By emphasizing sustainability in winemaking as crucial to their practice, Shinn and Page were instrumental in creating a new environment for Long Island winemaking. In this new environment, not only consumers but producers, too, came to prioritize sustainable winemaking. Their ideas were slowly adopted by others, and today, about half the wineries on the North Fork are following in their footsteps on some level, thanks to the sustainability program Barbara Shinn helped create.

Why is Shinn Estate closing just as its methods are hitting the mainstream?
David Page explains his fermentation process

So why, after 17 years of success and controversy, are Shinn and Page selling, just as the movement the couple helped start is becoming mainstream?

When I caught up with the couple recently, they described a combination of reasons that led to the sale. First, Page brought up a sense of accomplishment. The couple has achieved a deeply personal connection to the land, coupled with an unexpected business success. Then there’s a desire to step back from the grind, as they did when their restaurant phase had become too all-consuming. And finally, they described the desire to move on to a next phase of their lives.

But it’s also become something of an M.O. for Shinn and Page. If you think about it, selling Shinn Estate just as the couple’s controversial methods start to become mainstream is reminiscent of the move that brought them to Long Island in the first place. Their restaurant, too, had been ahead of its time, foreshadowing the comfort, farm-to-table ethos that would go on on to ravage fine dining just as Shinn and Page packed up and left. Indeed, Shinn and Page seem to thrive when the going is tough; and when everyone else catches up to their point of view, the couple seems to lose interest and move on. In other words, they are visionaries who enjoy hard work and stick to their guns and ultimately change the entire culture around them.

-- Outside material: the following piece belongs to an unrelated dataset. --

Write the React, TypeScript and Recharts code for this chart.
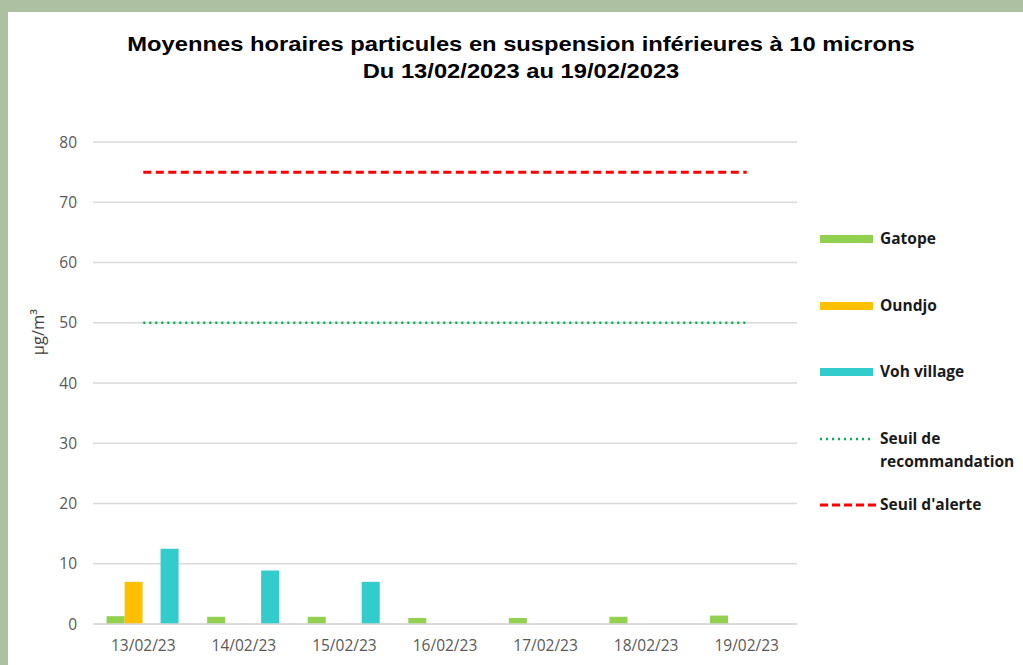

The new owners of Shinn Estate are Randy and Barbara Frankel. Randy is a former Wall Street executive and real estate investor who probably could have bought a vineyard in any number of wine regions. The fact that he chose this vineyard in this region is a testament to the success and potential of both.

As for Page and Shinn, they will remain on the North Fork for now, having just finished building a new home. They are done with wine, but not sustainable farming. They intend to take it even further, in a non-commercial way, with 14 acres of land they own in Maine.

As she thinks back on the last 17 years or so, Shinn calls it the “experience of a lifetime” and points to the major changes she’s seen in the North Fork wine industry, some of which she helped create.

Page sighs, then calls their time at the vineyard and what they built and achieved here “the most gratifying period in my life and our life together. No question about that.”